* _Information supplied_:

====================

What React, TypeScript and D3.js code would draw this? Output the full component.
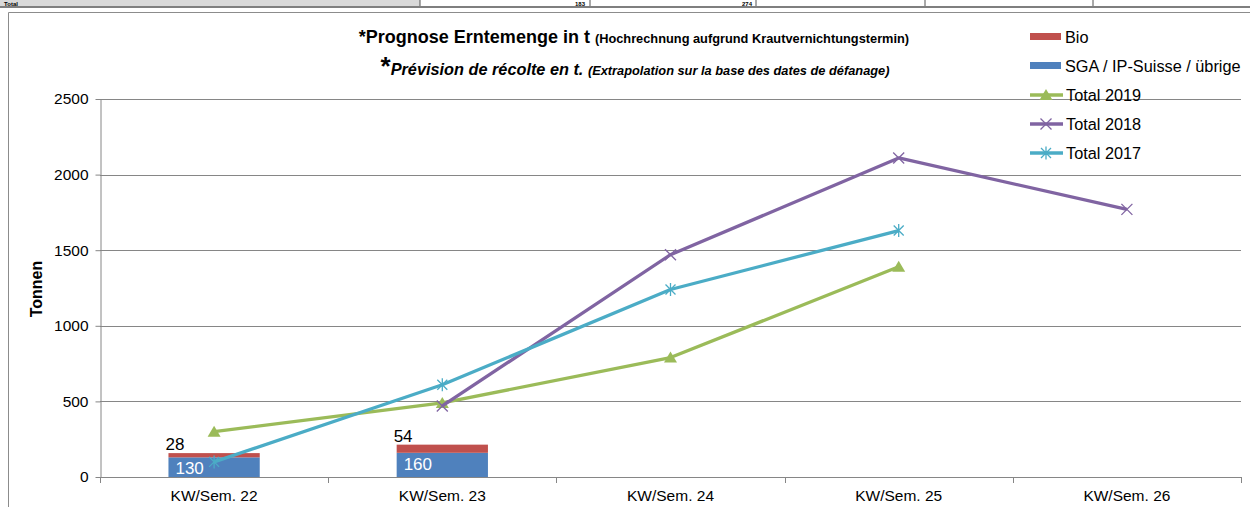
import React, { useEffect, useRef } from 'react';
import * as d3 from 'd3';

const categories = ['KW/Sem. 22', 'KW/Sem. 23', 'KW/Sem. 24', 'KW/Sem. 25', 'KW/Sem. 26'];
const sgaValues = [130, 160, null, null, null];
const bioValues = [28, 54, null, null, null];
const total2019 = [300, 490, 790, 1390, null];
const total2018 = [null, 470, 1470, 2110, 1770];
const total2017 = [100, 610, 1240, 1630, null];
const yTicks = [0, 500, 1000, 1500, 2000, 2500];

const W = 1250;
const H = 507;

const App: React.FC = () => {
  const svgRef = useRef<SVGSVGElement>(null);

  useEffect(() => {
    if (!svgRef.current) return;
    const svg = d3.select(svgRef.current);
    svg.selectAll('*').remove();

    const font = 'Liberation Sans, Arial, sans-serif';
    const x = d3.scaleBand().domain(categories).range([100, 1241]).padding(0);
    const y = d3.scaleLinear().domain([0, 2500]).range([477, 99]);
    const grid = '#868686';

    // Table fragment at top
    svg.append('rect').attr('x', 0).attr('y', 0).attr('width', 420).attr('height', 6).attr('fill', '#d9d9d9');
    svg.append('line').attr('x1', 0).attr('x2', W).attr('y1', 7).attr('y2', 7)
      .attr('stroke', '#7f7f7f').attr('stroke-width', 2);
    [420, 590, 756, 925, 1093].forEach(xx => {
      svg.append('line').attr('x1', xx).attr('x2', xx).attr('y1', 0).attr('y2', 6)
        .attr('stroke', '#555').attr('stroke-width', 1);
    });
    const addT = (tx: number, txt: string, anchor: string) => {
      svg.append('text').attr('x', tx).attr('y', 5.5).attr('text-anchor', anchor).text(txt)
        .attr('font-family', font).attr('font-size', 6).attr('font-weight', 'bold');
    };
    addT(4, 'Total', 'start');
    addT(585, '183', 'end');
    addT(752, '274', 'end');

    // Chart border
    svg.append('path').attr('d', `M8.5,${H} V12.5 H${W}`).attr('fill', 'none')
      .attr('stroke', '#8c8c8c').attr('stroke-width', 1);

    // Gridlines
    svg.append('g').selectAll('line').data(yTicks.slice(1)).enter().append('line')
      .attr('x1', 100).attr('x2', 1241)
      .attr('y1', d => Math.round(y(d)) + 0.5).attr('y2', d => Math.round(y(d)) + 0.5)
      .attr('stroke', grid).attr('stroke-width', 1);

    // Y axis
    const yAxis = svg.append('g').attr('transform', 'translate(100.5,0)')
      .call(d3.axisLeft(y).tickValues(yTicks).tickSize(5).tickSizeOuter(0).tickFormat(d => String(d)));
    yAxis.select('.domain').attr('stroke', grid);
    yAxis.selectAll('line').attr('stroke', grid);
    yAxis.selectAll('text').attr('font-family', font).attr('font-size', 15.5).attr('fill', '#000').attr('x', -12);

    // X axis
    const xa = svg.append('g');
    xa.append('line').attr('x1', 100).attr('x2', 1241).attr('y1', 477.5).attr('y2', 477.5).attr('stroke', grid);
    const edges = categories.map(c => x(c) as number).concat([1241]);
    xa.selectAll('.tk').data(edges).enter().append('line')
      .attr('x1', d => Math.round(d) + 0.5).attr('x2', d => Math.round(d) + 0.5)
      .attr('y1', 477).attr('y2', 483).attr('stroke', grid);
    xa.selectAll('text').data(categories).enter().append('text')
      .attr('x', d => (x(d) as number) + x.bandwidth() / 2).attr('y', 501)
      .attr('text-anchor', 'middle').attr('font-family', font).attr('font-size', 15.5).text(d => d);

    // Y title
    svg.append('text').attr('transform', 'translate(42,289) rotate(-90)').attr('text-anchor', 'middle')
      .attr('font-family', font).attr('font-size', 16).attr('font-weight', 'bold').text('Tonnen');

    // Stacked bars
    const barW = x.bandwidth() * 0.4;
    categories.forEach((c, i) => {
      const s = sgaValues[i];
      const b = bioValues[i];
      if (s == null || b == null) return;
      const bx = (x(c) as number) + x.bandwidth() / 2 - barW / 2;
      svg.append('rect').attr('x', bx).attr('y', y(s)).attr('width', barW).attr('height', y(0) - y(s)).attr('fill', '#4f81bd');
      svg.append('rect').attr('x', bx).attr('y', y(s + b)).attr('width', barW).attr('height', y(s) - y(s + b)).attr('fill', '#c0504d');
      svg.append('text').attr('x', bx + 7).attr('y', y(s) + 17).attr('fill', '#fff')
        .attr('font-family', font).attr('font-size', 17).text(String(s));
      svg.append('text').attr('x', bx - 3).attr('y', y(s + b) - 3).attr('fill', '#000')
        .attr('font-family', font).attr('font-size', 17).text(String(b));
    });

    const cx = (i: number) => (x(categories[i]) as number) + x.bandwidth() / 2;

    const drawMarker = (g: any, px: number, py: number, kind: string, color: string) => {
      if (kind === 'tri') {
        g.append('path').attr('d', `M${px},${py - 6} L${px + 6.5},${py + 5} L${px - 6.5},${py + 5} Z`).attr('fill', color);
      } else if (kind === 'x') {
        g.append('path').attr('d', `M${px - 5.5},${py - 5.5} L${px + 5.5},${py + 5.5} M${px - 5.5},${py + 5.5} L${px + 5.5},${py - 5.5}`)
          .attr('stroke', color).attr('stroke-width', 1.3);
      } else {
        g.append('path').attr('d', `M${px - 5},${py - 5} L${px + 5},${py + 5} M${px - 5},${py + 5} L${px + 5},${py - 5} M${px},${py - 6.5} L${px},${py + 6.5}`)
          .attr('stroke', color).attr('stroke-width', 1.3);
      }
    };

    const series = [
      { data: total2019, color: '#9bbb59', marker: 'tri', name: 'Total 2019' },
      { data: total2018, color: '#8064a2', marker: 'x', name: 'Total 2018' },
      { data: total2017, color: '#4bacc6', marker: 'star', name: 'Total 2017' },
    ];

    const line = d3.line<[number, number | null]>()
      .defined(d => d[1] != null)
      .x(d => cx(d[0]))
      .y(d => y(d[1] as number));

    series.forEach(s => {
      const g = svg.append('g');
      const pts: [number, number | null][] = s.data.map((v, i) => [i, v]);
      g.append('path').attr('d', line(pts)).attr('fill', 'none').attr('stroke', s.color)
        .attr('stroke-width', 3.3).attr('stroke-linejoin', 'round');
      pts.forEach(p => {
        if (p[1] != null) drawMarker(g, cx(p[0]), y(p[1]), s.marker, s.color);
      });
    });

    // Legend
    const lg = svg.append('g');
    const lx = 1030;
    lg.append('rect').attr('x', lx).attr('y', 33).attr('width', 31).attr('height', 7).attr('fill', '#c0504d');
    lg.append('text').attr('x', lx + 35).attr('y', 43).text('Bio').attr('font-family', font).attr('font-size', 16.3);
    lg.append('rect').attr('x', lx).attr('y', 62).attr('width', 31).attr('height', 7).attr('fill', '#4f81bd');
    lg.append('text').attr('x', lx + 35).attr('y', 72).text('SGA / IP-Suisse / übrige').attr('font-family', font).attr('font-size', 16.3);
    series.forEach((s, i) => {
      const ly = 95 + i * 29;
      lg.append('line').attr('x1', lx).attr('x2', lx + 33).attr('y1', ly).attr('y2', ly)
        .attr('stroke', s.color).attr('stroke-width', 3.3);
      drawMarker(lg, lx + 16, ly, s.marker, s.color);
      lg.append('text').attr('x', lx + 36).attr('y', ly + 6).text(s.name).attr('font-family', font).attr('font-size', 16.3);
    });

    // Title
    const t1 = svg.append('text').attr('x', 634).attr('y', 43).attr('text-anchor', 'middle')
      .attr('font-family', font).attr('font-weight', 'bold');
    t1.append('tspan').attr('font-size', 18).text('*Prognose Erntemenge in t ');
    t1.append('tspan').attr('font-size', 12.8).text('(Hochrechnung aufgrund Krautvernichtungstermin)');

    const t2 = svg.append('text').attr('x', 635).attr('y', 75).attr('text-anchor', 'middle')
      .attr('font-family', font).attr('font-weight', 'bold').attr('font-style', 'italic');
    t2.append('tspan').attr('font-size', 26).attr('font-style', 'normal').text('*');
    t2.append('tspan').attr('font-size', 16.3).text('Prévision de récolte en t. ');
    t2.append('tspan').attr('font-size', 12.8).text('(Extrapolation sur la base des dates de défanage)');
  }, []);

  return (
    <div style={{ position: 'fixed', left: 0, top: 0, width: W, height: H, background: '#fff' }}>
      <svg ref={svgRef} width={W} height={H} viewBox={`0 0 ${W} ${H}`} style={{ display: 'block' }} />
    </div>
  );
};

export default App;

====================

* _What is required_:
Everything from the first line of the listing above through the line that contains "const grid = '#868686';" is to be restated word for word, minus the pictures.

* _Correct response_:
What React, TypeScript and D3.js code would draw this? Output the full component.
import React, { useEffect, useRef } from 'react';
import * as d3 from 'd3';

const categories = ['KW/Sem. 22', 'KW/Sem. 23', 'KW/Sem. 24', 'KW/Sem. 25', 'KW/Sem. 26'];
const sgaValues = [130, 160, null, null, null];
const bioValues = [28, 54, null, null, null];
const total2019 = [300, 490, 790, 1390, null];
const total2018 = [null, 470, 1470, 2110, 1770];
const total2017 = [100, 610, 1240, 1630, null];
const yTicks = [0, 500, 1000, 1500, 2000, 2500];

const W = 1250;
const H = 507;

const App: React.FC = () => {
  const svgRef = useRef<SVGSVGElement>(null);

  useEffect(() => {
    if (!svgRef.current) return;
    const svg = d3.select(svgRef.current);
    svg.selectAll('*').remove();

    const font = 'Liberation Sans, Arial, sans-serif';
    const x = d3.scaleBand().domain(categories).range([100, 1241]).padding(0);
    const y = d3.scaleLinear().domain([0, 2500]).range([477, 99]);
    const grid = '#868686';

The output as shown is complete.